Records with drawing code
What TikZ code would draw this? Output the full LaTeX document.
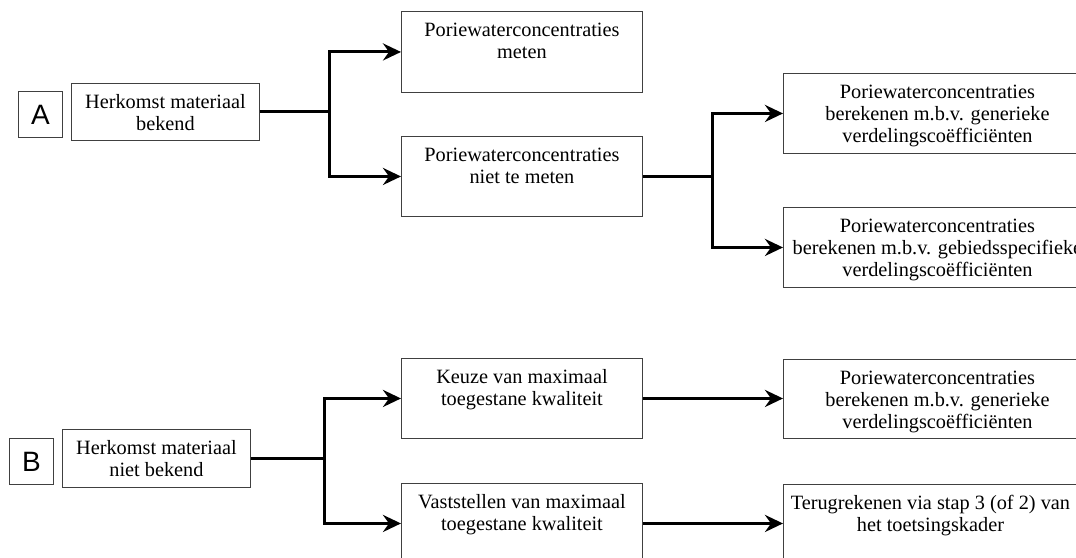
\documentclass[tikz,border=0pt]{standalone}
\usepackage{fontspec}
\setmainfont{Liberation Serif}
\newfontfamily\lblfont{Liberation Sans}
\usetikzlibrary{arrows.meta}
\tikzset{
  box/.style={draw=black!75, line width=0.9pt, inner sep=0pt, anchor=north west},
  txt/.style={inner sep=0pt, align=center, font=\fontsize{20.3}{22}\selectfont, anchor=north, text=black},
  conn/.style={line width=3pt, line join=miter},
  arr/.style={conn, -{Stealth[length=18pt,width=17pt,inset=6pt]}},
  lbl/.style={draw=black!75, line width=0.9pt, inner sep=0pt, font=\lblfont\fontsize{28}{30}\selectfont,
    minimum width=44pt, minimum height=46pt, anchor=north west}
}
\newcommand\flowbox[6]{%
  \node[box, minimum width=#4pt, minimum height=#5pt] (#1) at (#2,#3) {};
  \node[txt] (#1-t) at ([yshift=-9.6pt]#1.north) {\strut #6};
}
\begin{document}
\begin{tikzpicture}[x=1pt, y=-1pt]
\clip (0,0) rectangle (1076,557);
\fill[white] (0,0) rectangle (1076,557);

% ---- Part A ----
\node[lbl] (A) at (18,91) {A};
\flowbox{HA}{71}{83}{188}{57}{Herkomst materiaal\\bekend}
\flowbox{PM}{401}{11}{241}{81}{Poriewaterconcentraties\\meten}
\flowbox{NTM}{401}{136}{241}{80}{Poriewaterconcentraties\\niet te meten}
\flowbox{R1}{783}{73}{308}{80}{Poriewaterconcentraties\\berekenen m.b.v. generieke\\verdelingscoëfficiënten}
\flowbox{R2}{783}{207}{308}{80}{Poriewaterconcentraties\\berekenen m.b.v. gebiedsspecifieke\\verdelingscoëfficiënten}

\path (HA.east) ++(70,0) coordinate (jA);
\draw[conn] (HA.east) -- (jA);
\draw[arr] (jA) |- (PM.west);
\draw[arr] (jA) |- (NTM.west);

\path (NTM.east) ++(70,0) coordinate (jA2);
\draw[conn] (NTM.east) -- (jA2);
\draw[arr] (jA2) |- (R1.west);
\draw[arr] (jA2) |- (R2.west);

% ---- Part B ----
\node[lbl] (B) at (9,438) {B};
\flowbox{HB}{62}{429}{188}{58}{Herkomst materiaal\\niet bekend}
\flowbox{KZ}{401}{358}{241}{80}{Keuze van maximaal\\toegestane kwaliteit}
\flowbox{VS}{401}{483}{241}{80}{Vaststellen van maximaal\\toegestane kwaliteit}
\flowbox{RB1}{783}{359}{308}{79}{Poriewaterconcentraties\\berekenen m.b.v. generieke\\verdelingscoëfficiënten}
\node[box, minimum width=308pt, minimum height=80pt] (TR) at (783,484) {};
\node[txt] (TR-t) at ([xshift=-7pt, yshift=-9.6pt]TR.north) {\strut Terugrekenen via stap 3 (of 2) van\\het toetsingskader};

\path (HB.east) ++(74,0) coordinate (jB);
\draw[conn] (HB.east) -- (jB);
\draw[arr] (jB) |- (KZ.west);
\draw[arr] (jB) |- (VS.west);

\draw[arr] (KZ.east) -- (KZ.east -| RB1.west);
\draw[arr] (VS.east) -- (VS.east -| TR.west);
\end{tikzpicture}
\end{document}
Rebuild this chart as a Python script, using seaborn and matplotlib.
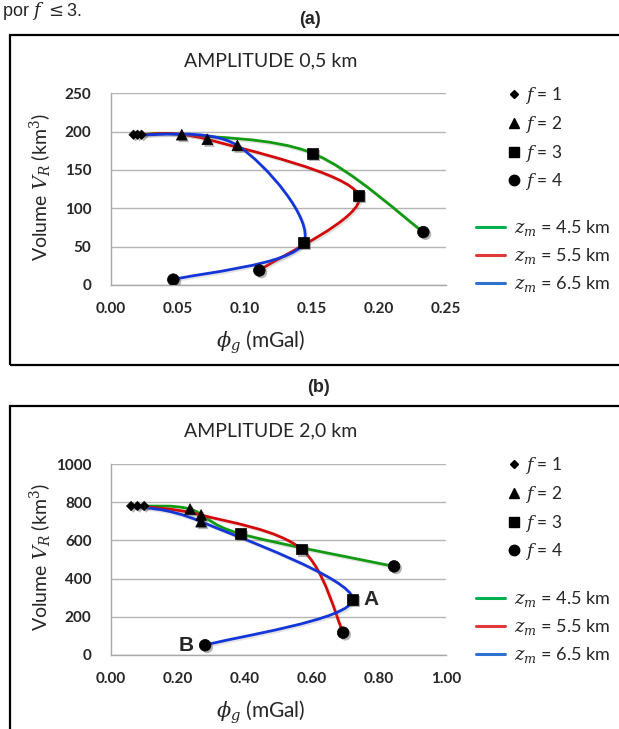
import numpy as np
import pandas as pd
import matplotlib
matplotlib.use("Agg")
import matplotlib.pyplot as plt
import seaborn as sns
from matplotlib.path import Path
from matplotlib.patches import PathPatch, Rectangle
from matplotlib.lines import Line2D
import matplotlib.patheffects as pe

# ---------------------------------------------------------------- data
depths = ["4.5", "5.5", "6.5"]
f_values = [1, 2, 3, 4]

# (a) amplitude 0,5 km
phi_a_45 = [0.0228, 0.0528, 0.1502, 0.2331]
vol_a_45 = [196, 196, 172, 69]
phi_a_55 = [0.0198, 0.0719, 0.1849, 0.1107]
vol_a_55 = [196, 190, 117, 19]
phi_a_65 = [0.0168, 0.0943, 0.1438, 0.0465]
vol_a_65 = [196, 182, 55, 7]

# (b) amplitude 2,0 km
phi_b_45 = [0.099, 0.236, 0.387, 0.845]
vol_b_45 = [780, 764, 634, 464]
phi_b_55 = [0.079, 0.269, 0.568, 0.693]
vol_b_55 = [780, 733, 555, 117]
phi_b_65 = [0.060, 0.269, 0.7215, 0.281]
vol_b_65 = [780, 698, 293, 51]

x_ticks_a = [0.00, 0.05, 0.10, 0.15, 0.20, 0.25]
y_ticks_a = [0, 50, 100, 150, 200, 250]
x_ticks_b = [0.00, 0.20, 0.40, 0.60, 0.80, 1.00]
y_ticks_b = [0, 200, 400, 600, 800, 1000]

line_colors = {"4.5": "#129a12", "5.5": "#d20a0a", "6.5": "#1436d8"}
legend_colors = {"4.5": "#00b050", "5.5": "#e0393b", "6.5": "#2f73d0"}
markers = {1: "D", 2: "^", 3: "s", 4: "o"}
marker_sizes = {1: 22, 2: 60, 3: 62, 4: 70}


def make_frame(phis, vols):
    rows = []
    for d, ph, vo in zip(depths, phis, vols):
        for f, x, y in zip(f_values, ph, vo):
            rows.append({"zm": d, "f": f, "phi": x, "vol": y})
    return pd.DataFrame(rows)


df_a = make_frame([phi_a_45, phi_a_55, phi_a_65], [vol_a_45, vol_a_55, vol_a_65])
df_b = make_frame([phi_b_45, phi_b_55, phi_b_65], [vol_b_45, vol_b_55, vol_b_65])


def smooth_path(x, y):
    """Smoothed (Catmull-Rom style Bezier) path through the given points."""
    pts = np.column_stack([x, y]).astype(float)
    n = len(pts)
    verts = [pts[0]]
    codes = [Path.MOVETO]
    for i in range(n - 1):
        p0 = pts[max(i - 1, 0)]
        p1 = pts[i]
        p2 = pts[i + 1]
        p3 = pts[min(i + 2, n - 1)]
        verts += [p1 + (p2 - p0) / 6.0, p2 - (p3 - p1) / 6.0, p2]
        codes += [Path.CURVE4] * 3
    return Path(verts, codes)


# ---------------------------------------------------------------- style
sns.set_theme(style="white")
plt.rcParams["font.family"] = ["Lato", "DejaVu Sans"]
plt.rcParams["mathtext.fontset"] = "dejavuserif"

W, H = 619, 729
fig = plt.figure(figsize=(W / 100, H / 100), dpi=100)


def fx(px):
    return px / W


def fy(py):
    return 1 - py / H


shadow = [pe.SimplePatchShadow(offset=(1.5, -1.5), shadow_rgbFace="0.35", alpha=0.45), pe.Normal()]
line_shadow = [pe.SimpleLineShadow(offset=(1.2, -1.2), shadow_color="0.5", alpha=0.22), pe.Normal()]


def draw_panel(top_px, bottom_px, df, xlim, ylim, xticks, yticks, xfmt, title, title_y):
    ax = fig.add_axes([fx(111), fy(bottom_px), fx(446) - fx(111), fy(top_px) - fy(bottom_px)])
    for d in depths:
        sub = df[df.zm == d]
        patch = PathPatch(smooth_path(sub.phi.values, sub.vol.values), fill=False,
                          edgecolor=line_colors[d], lw=2.0, zorder=3, capstyle="round")
        patch.set_path_effects(line_shadow)
        ax.add_patch(patch)
    for f in f_values:
        sub = df[df.f == f]
        sns.scatterplot(data=sub, x="phi", y="vol", marker=markers[f], s=marker_sizes[f],
                        color="black", edgecolor="black", linewidth=0.5, ax=ax,
                        legend=False, zorder=4)
    for coll in ax.collections:
        coll.set_path_effects(shadow)
    ax.set_xlim(*xlim)
    ax.set_ylim(*ylim)
    ax.set_xticks(xticks)
    ax.set_yticks(yticks)
    ax.set_xticklabels([xfmt.format(v) for v in xticks], fontweight="bold", fontsize=11)
    ax.set_yticklabels([str(v) for v in yticks], fontweight="bold", fontsize=11)
    ax.tick_params(axis="both", length=0)
    ax.tick_params(axis="y", pad=14)
    ax.tick_params(axis="x", pad=12)
    ax.yaxis.grid(True, color="#b4b4b4", lw=1.0)
    ax.xaxis.grid(False)
    ax.set_axisbelow(True)
    for s in ["top", "right"]:
        ax.spines[s].set_visible(False)
    for s in ["left", "bottom"]:
        ax.spines[s].set_color("#a8a8a8")
        ax.spines[s].set_linewidth(1.0)
    ax.set_xlabel("")
    ax.set_ylabel("")
    fig.text(fx(271), fy(title_y), title, ha="center", va="center", fontsize=14)
    mid = (top_px + bottom_px) / 2 - 2
    fig.text(fx(41), fy(mid), r"Volume $V_R$ (km$^3$)", rotation=90, ha="center", va="center",
             fontsize=14)
    fig.text(fx(261), fy(bottom_px + 57), r"$\phi_g$ (mGal)", ha="center", va="center", fontsize=15)
    return ax


def draw_legend(marker_top, line_top):
    mh = [Line2D([], [], ls="none", marker=markers[f], color="black",
                 markersize={1: 4.5, 2: 7, 3: 7, 4: 7.5}[f]) for f in f_values]
    ml = [rf"$f$ = {f}" for f in f_values]
    fig.legend(mh, ml, loc="upper left", bbox_to_anchor=(fx(505), fy(marker_top)),
               frameon=False, borderpad=0, borderaxespad=0, handlelength=1.0,
               handletextpad=0.15, labelspacing=0.45, fontsize=12.5)
    lh = [Line2D([], [], color=legend_colors[d], lw=2.2) for d in depths]
    ll = [rf"$z_m$ = {d} km" for d in depths]
    fig.legend(lh, ll, loc="upper left", bbox_to_anchor=(fx(476), fy(line_top)),
               frameon=False, borderpad=0, borderaxespad=0, handlelength=1.6,
               handletextpad=0.5, labelspacing=0.45, fontsize=13)


ax_a = draw_panel(93.3, 285, df_a, (0, 0.25), (0, 250), x_ticks_a, y_ticks_a, "{:.2f}",
                  "AMPLITUDE 0,5 km", 61)
ax_b = draw_panel(464, 655, df_b, (0, 1.0), (0, 1000), x_ticks_b, y_ticks_b, "{:.2f}",
                  "AMPLITUDE 2,0 km", 431)

draw_legend(85, 218)
draw_legend(455, 589)

# point labels in panel (b)
ax_b.text(0.776, 293, "A", ha="center", va="center", fontsize=15, fontweight="bold",
          family="Liberation Sans")
ax_b.text(0.224, 52, "B", ha="center", va="center", fontsize=15, fontweight="bold",
          family="Liberation Sans")

# panel frames
fig.patches.append(Rectangle((fx(10), fy(365)), 1.2, fy(35) - fy(365), transform=fig.transFigure,
                             fill=False, edgecolor="black", lw=1.6, zorder=0))
fig.patches.append(Rectangle((fx(10), -0.2), 1.2, fy(406) + 0.2, transform=fig.transFigure,
                             fill=False, edgecolor="black", lw=1.6, zorder=0))

fig.text(fx(310), fy(20), "(a)", ha="center", va="center", fontsize=13, fontweight="bold",
         family="Liberation Sans")
fig.text(fx(318), fy(388), "(b)", ha="center", va="center", fontsize=13, fontweight="bold",
         family="Liberation Sans")
fig.text(fx(2), fy(11), r"por $f$ $\leq$3.", ha="left", va="center", fontsize=13,
         family="Liberation Sans")

fig.savefig("out.png", dpi=100)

### Your objective
Search the records above for the string "this". Copy every line that contains it.

### Task output
What TikZ code would draw this? Output the full LaTeX document.
Rebuild this chart as a Python script, using seaborn and matplotlib.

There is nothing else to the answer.